Bank of Uganda has reinstated operating licenses of Pivot Payments, a Financial Technology company that deals in mobile wallet banking.
The company had cumulatively traded over UGX 72 Bn with more than 1.4 million Transactions and 100,000 customers, before the Central Bank put a halt to their activities 8 months ago.
“The Central Bank requested that we have a fully constituted board, unwind the shareholders from direct management, which is myself so that I sit at the board exclusively, hire an internal auditor, do regular reporting to the Central Bank and raise more capital to suit the trade volumes,” said, founder and Managing Director, Princess Shamirah Kimbugwe.
As the situation stands, the names of the proposed Members of the Board await approval by Bank of Uganda and the company is about to complete raising capital to a tune of $10 Million since their trade volume had superseded the capital reserves.
Ms. Kimbugwe, says that they have complied with all requirements to about 70 percent and will finalize all by end of January 2025.
“Internally we have already started, we are reorganizing ourselves having been down for 8 months, definitely we have a lot to catch up and incorporate the recommendations from the Central Bank, we started last week but we will open to the general public on the 20th of this month”.

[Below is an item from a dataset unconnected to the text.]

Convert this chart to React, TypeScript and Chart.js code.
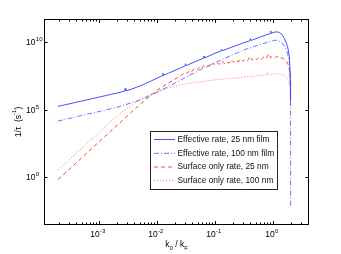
import React, { useEffect, useRef } from "react";
import { Chart, registerables } from "chart.js";
Chart.register(...registerables);

// axis limits (log10 of k0/kF and of 1/tau)
const xLimLog = [-3.95, 0.62];
const yLimLog = [-3.51, 11.73];
const xTickExponents = [-3, -2, -1, 0];
const yTickExponents = [0, 5, 10];

const seriesLabels = [
  "Effective rate, 25 nm film",
  "Effective rate, 100 nm film",
  "Surface only rate, 25 nm",
  "Surface only rate, 100 nm",
];

// log10(k0/kF) and log10(1/tau [s^-1])
const eff25K = [-3.71, -3.4, -3.0, -2.8, -2.64, -2.56, -2.55, -2.54, -2.45, -2.26, -2.1, -2.0, -1.91, -1.9, -1.89, -1.8, -1.6, -1.52, -1.51, -1.5, -1.3, -1.2, -1.19, -1.18, -1.0, -0.9, -0.89, -0.88, -0.74, -0.6, -0.5, -0.4, -0.39, -0.38, -0.25, -0.12, -0.05, -0.04, -0.03, 0.0, 0.05, 0.1, 0.15, 0.2, 0.25, 0.28, 0.3, 0.302];
const eff25R = [5.26, 5.56, 5.95, 6.14, 6.3, 6.4, 6.6, 6.41, 6.52, 6.83, 7.15, 7.35, 7.53, 7.72, 7.55, 7.72, 8.1, 8.25, 8.42, 8.28, 8.65, 8.82, 8.98, 8.84, 9.2, 9.35, 9.5, 9.37, 9.6, 9.82, 9.98, 10.12, 10.28, 10.14, 10.35, 10.55, 10.65, 10.85, 10.67, 10.72, 10.78, 10.75, 10.6, 10.25, 9.7, 9.0, 7.2, 5.7];

const eff100K = [-3.71, -3.3, -3.0, -2.64, -2.3, -2.0, -1.75, -1.5, -1.25, -1.0, -0.74, -0.5, -0.25, -0.1, 0.0, 0.05, 0.1, 0.15, 0.2, 0.25, 0.28, 0.295, 0.3, 0.302, 0.304];
const eff100R = [4.17, 4.58, 4.88, 5.25, 5.72, 6.3, 6.85, 7.42, 7.98, 8.5, 9.0, 9.45, 9.8, 10.0, 10.12, 10.17, 10.12, 9.98, 9.7, 9.2, 8.6, 7.9, 5.5, 2.0, -2.2];

const surf25K = [-3.71, -3.5, -3.2, -3.0, -2.8, -2.64, -2.4, -2.2, -2.0, -1.8, -1.65,
  -1.56, -1.52, -1.48, -1.44, -1.4, -1.36, -1.32, -1.28, -1.24, -1.2, -1.16, -1.12, -1.08, -1.04, -1.0,
  -0.96, -0.92, -0.88, -0.84, -0.8, -0.76, -0.72, -0.68, -0.64, -0.6, -0.56, -0.52, -0.48, -0.44, -0.4,
  -0.36, -0.32, -0.28, -0.24, -0.2, -0.16, -0.12, -0.08, -0.04, 0.0, 0.04, 0.08, 0.12, 0.16, 0.2,
  0.24, 0.27, 0.29, 0.3, 0.302];
const surf25R = [-0.15, 0.65, 1.85, 2.65, 3.42, 4.05, 5.0, 5.75, 6.45, 7.0, 7.38,
  7.62, 7.78, 7.7, 7.92, 7.84, 8.05, 7.95, 8.12, 8.02, 8.3, 8.15, 8.28, 8.22, 8.45, 8.32,
  8.46, 8.38, 8.62, 8.42, 8.55, 8.46, 8.72, 8.52, 8.66, 8.55, 8.78, 8.6, 8.74, 8.64, 8.95,
  8.68, 8.82, 8.72, 8.9, 8.76, 8.92, 8.8, 9.15, 8.86, 8.98, 8.88, 8.96, 8.84, 8.85, 8.72,
  8.55, 8.25, 7.7, 6.6, 5.3];

const surf100K = [-3.71, -3.4, -3.0, -2.64, -2.45, -2.3, -2.15, -2.0, -1.8, -1.6, -1.4, -1.2, -1.0, -0.8, -0.6, -0.4, -0.2, -0.1, -0.09, -0.08, 0.0, 0.1, 0.2, 0.25, 0.28, 0.295, 0.3, 0.302];
const surf100R = [0.54, 1.75, 3.33, 4.74, 5.3, 5.75, 6.08, 6.35, 6.62, 6.85, 7.0, 7.12, 7.22, 7.3, 7.38, 7.47, 7.56, 7.6, 7.78, 7.61, 7.66, 7.68, 7.55, 7.35, 7.1, 6.8, 6.0, 5.2];

const FONT = "'Liberation Sans', Arial, Helvetica, sans-serif";

const toPoints = (k: number[], r: number[]) =>
  k.map((v, i) => ({ x: Math.pow(10, v), y: Math.pow(10, r[i]) }));

function drawPow(ctx: CanvasRenderingContext2D, exp: string, x: number, y: number, mode: "center" | "baseRight") {
  ctx.font = `8.5px ${FONT}`;
  const wb = ctx.measureText("10").width;
  ctx.font = `6px ${FONT}`;
  const we = ctx.measureText(exp).width;
  const xb = mode === "center" ? x - (wb + we) / 2 : x - wb;
  ctx.textAlign = "left";
  ctx.textBaseline = "alphabetic";
  ctx.font = `8.5px ${FONT}`;
  ctx.fillText("10", xb, y);
  ctx.font = `6px ${FONT}`;
  ctx.fillText(exp, xb + wb + 0.3, y - 4.2);
}

const axesPlugin = {
  id: "matlabAxes",
  afterDatasetsDraw(chart: any) {
    const { ctx, chartArea: a, scales } = chart;
    const xs = scales.x;
    const ys = scales.y;
    ctx.save();
    ctx.fillStyle = "#000";
    ctx.strokeStyle = "#000";
    ctx.lineWidth = 1;
    const L = Math.round(a.left) + 0.5;
    const R = Math.round(a.right) - 0.5;
    const T = Math.round(a.top) + 0.5;
    const B = Math.round(a.bottom) - 0.5;
    ctx.strokeRect(L, T, R - L, B - T);

    ctx.beginPath();
    for (let d = -4; d <= 0; d++) {
      for (let m = 1; m <= 9; m++) {
        const v = m * Math.pow(10, d);
        const lv = Math.log10(v);
        if (lv < xLimLog[0] || lv > xLimLog[1]) continue;
        const px = Math.round(xs.getPixelForValue(v)) + 0.5;
        const len = m === 1 ? 3.5 : 2;
        ctx.moveTo(px, B);
        ctx.lineTo(px, B - len);
        ctx.moveTo(px, T);
        ctx.lineTo(px, T + len);
      }
    }
    for (const e of yTickExponents) {
      const py = Math.round(ys.getPixelForValue(Math.pow(10, e))) + 0.5;
      ctx.moveTo(L, py);
      ctx.lineTo(L + 3, py);
      ctx.moveTo(R, py);
      ctx.lineTo(R - 3, py);
    }
    ctx.stroke();

    for (const e of xTickExponents) {
      const px = xs.getPixelForValue(Math.pow(10, e));
      drawPow(ctx, String(e), px - 1.5, 237, "center");
    }
    for (const e of yTickExponents) {
      const py = ys.getPixelForValue(Math.pow(10, e));
      drawPow(ctx, String(e), 35.5, py + 3, "baseRight");
    }

    {
      const parts: [string, boolean][] = [["k", false], ["0", true], [" / k", false], ["F", true]];
      let w = 0;
      for (const [t, sub] of parts) {
        ctx.font = `${sub ? 6 : 8.5}px ${FONT}`;
        w += ctx.measureText(t).width;
      }
      let x = (a.left + a.right) / 2 - w / 2;
      ctx.textAlign = "left";
      ctx.textBaseline = "alphabetic";
      for (const [t, sub] of parts) {
        ctx.font = `${sub ? 6 : 8.5}px ${FONT}`;
        ctx.fillText(t, x, sub ? 249.5 : 247);
        x += ctx.measureText(t).width;
      }
    }

    {
      const parts: [string, boolean][] = [["1/\u03C4  (s", false], ["-1", true], [")", false]];
      ctx.translate(17.5, (a.top + a.bottom) / 2);
      ctx.rotate(-Math.PI / 2);
      let w = 0;
      for (const [t, sup] of parts) {
        ctx.font = `${sup ? 6 : 8.5}px ${FONT}`;
        w += ctx.measureText(t).width;
      }
      let x = -w / 2;
      ctx.textAlign = "left";
      ctx.textBaseline = "alphabetic";
      for (const [t, sup] of parts) {
        ctx.font = `${sup ? 6 : 8.5}px ${FONT}`;
        ctx.fillText(t, x, sup ? -1.5 : 3);
        x += ctx.measureText(t).width;
      }
      ctx.setTransform(1, 0, 0, 1, 0, 0);
    }

    const lx0 = 150.5, ly0 = 131.5, lx1 = 277.5, ly1 = 189.5;
    ctx.fillStyle = "#fff";
    ctx.fillRect(lx0, ly0, lx1 - lx0, ly1 - ly0);
    ctx.strokeStyle = "#222";
    ctx.lineWidth = 1;
    ctx.strokeRect(lx0, ly0, lx1 - lx0, ly1 - ly0);
    const rows = [139.5, 153.3, 167, 180.7];
    chart.data.datasets.forEach((ds: any, i: number) => {
      const y = rows[i];
      ctx.save();
      ctx.strokeStyle = ds.borderColor;
      ctx.lineWidth = ds.borderWidth;
      ctx.setLineDash(ds.borderDash || []);
      ctx.beginPath();
      ctx.moveTo(154, y);
      ctx.lineTo(175, y);
      ctx.stroke();
      ctx.restore();
      ctx.fillStyle = "#111";
      ctx.font = `8.4px ${FONT}`;
      ctx.textAlign = "left";
      ctx.textBaseline = "middle";
      ctx.fillText(ds.label, 177.5, y);
    });
    ctx.restore();
  },
};

export default function App() {
  const ref = useRef<HTMLCanvasElement | null>(null);
  useEffect(() => {
    if (!ref.current) return;
    const chart = new Chart(ref.current, {
      type: "line",
      data: {
        datasets: [
          { label: seriesLabels[0], data: toPoints(eff25K, eff25R), borderColor: "rgb(70,80,255)", borderWidth: 1, borderDash: [], pointRadius: 0 },
          { label: seriesLabels[1], data: toPoints(eff100K, eff100R), borderColor: "rgb(90,100,255)", borderWidth: 0.9, borderDash: [5, 2, 1, 2], pointRadius: 0 },
          { label: seriesLabels[2], data: toPoints(surf25K, surf25R), borderColor: "rgb(255,50,50)", borderWidth: 0.9, borderDash: [4, 3], pointRadius: 0 },
          { label: seriesLabels[3], data: toPoints(surf100K, surf100R), borderColor: "rgb(255,100,100)", borderWidth: 0.9, borderDash: [1, 2], pointRadius: 0 },
        ],
      },
      options: {
        animation: false,
        responsive: false,
        devicePixelRatio: 1,
        layout: { padding: { left: 44, top: 19, right: 32, bottom: 29 } },
        plugins: { legend: { display: false }, tooltip: { enabled: false } },
        elements: { line: { tension: 0 } },
        scales: {
          x: { type: "logarithmic", display: false, min: Math.pow(10, xLimLog[0]), max: Math.pow(10, xLimLog[1]) },
          y: { type: "logarithmic", display: false, min: Math.pow(10, yLimLog[0]), max: Math.pow(10, yLimLog[1]) },
        },
      },
      plugins: [axesPlugin],
    } as any);
    return () => chart.destroy();
  }, []);
  return (
    <div style={{ position: "fixed", left: 0, top: 0, width: 341, height: 254, background: "#fff" }}>
      <canvas ref={ref} width={341} height={254} style={{ display: "block", width: 341, height: 254 }} />
    </div>
  );
}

For a company that has been existent for not more than Five years, the demands from Bank of Uganda are strenuous amid concerns of sustainability. However, the Managing Director remains highly positive and optimistic.
“From a provider’s perspective we always feel that it is constraining but from a customer’s perspective it is in their best interest that companies dealing in money are highly regulated because you have seen people run away with clients money without any form of redress and that we have learnt from our engagements with the Central Bank .”
“Their first and most important priority( Central bank) is consumer protection and customer redress, for example all the customers that had balances with us and they wanted them were all paid back and those that were comfortable, we still have their balances so that should teach you that it is not over regulation but necessary regulation,” remarked Kimbugwe.